Des éclairages sur les 80 millions de l'APMP
La deuxième personne appelée à la barre est le coordonnateur de l'ex-APMP, Clément P. Sawadogo. Il a témoigné avoir remis à M. Dabilgou, président du NTD, une somme de 80 millions en deux tranches, à savoir 30 millions FCFA avant la campagne électorale de 2020 et 50 millions FCFA pendant la campagne. A l'écouter, en sa qualité de coordonnateur, il a été l'intermédiaire du candidat de l'APMP, Roch Marc Christian Kaboré. C'est lui qui m'a chargé de remettre ce montant à M. Dabilgou et j'ai transmis la commission en main propre. J'ai pris le soin de demander une décharge que j'ai montrée à mon mandataire, a-t-il expliqué. M. Sawadogo a aussi relevé que les 66 partis de l'APMP ont reçu leurs montants en fonction de la taille et ambition de chaque parti allié et ce, à travers le même procédé au niveau du NTD.
Le ministère public a jugé surprenant que de fortes sommes soient l'objet de transactions entre des partis politiques surtout dans un contexte actuel marqué par l'insécurité. Un avis qui n'est pas partagé par M. Sawadogo qui a soutenu qu'en campagne électorale, 80 millions peuvent être dépensés en une semaine. Au cours de l'audience, l'ancien DAF du ministère en charge des transports a, par ailleurs, affirmé que son ex-patron, M. Dabilgou, a construit une maison à Bogandé sur les fonds du ministère, courant 2020. De son avis, il lui a remis à son domicile un chèque de 25 millions. Ce que l'ancien ministre et son conseil ont contesté.

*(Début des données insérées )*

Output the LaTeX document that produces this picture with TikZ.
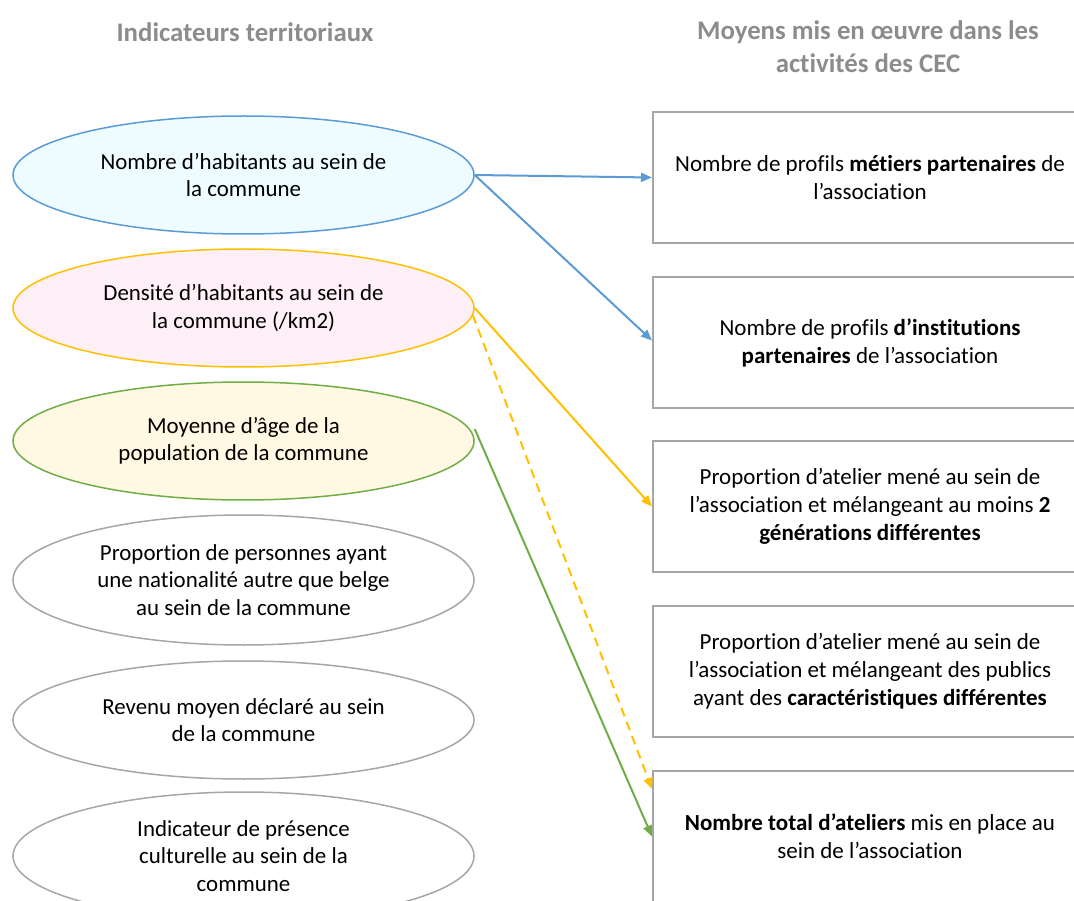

Pour l'avocat de M. Dabilgou, Me Seydou Roger Yamba, la maison de son client à Bogandé n'est qu'une petite pièce de deux chambres-salon. Pour lui, l'attitude de M. Séré ressemble à celle d'une personne qui se noie dans l'eau. « Elle se débat comme elle peut. Même s'accrocher à un caïman est pour lui une bouée de sauvetage », a-t-il martelé. A la fin de l'audition du deuxième témoin, l'audience a été suspendue aux environs de 15 heures et reprend ce mardi 27 juin à partir de 8 heures.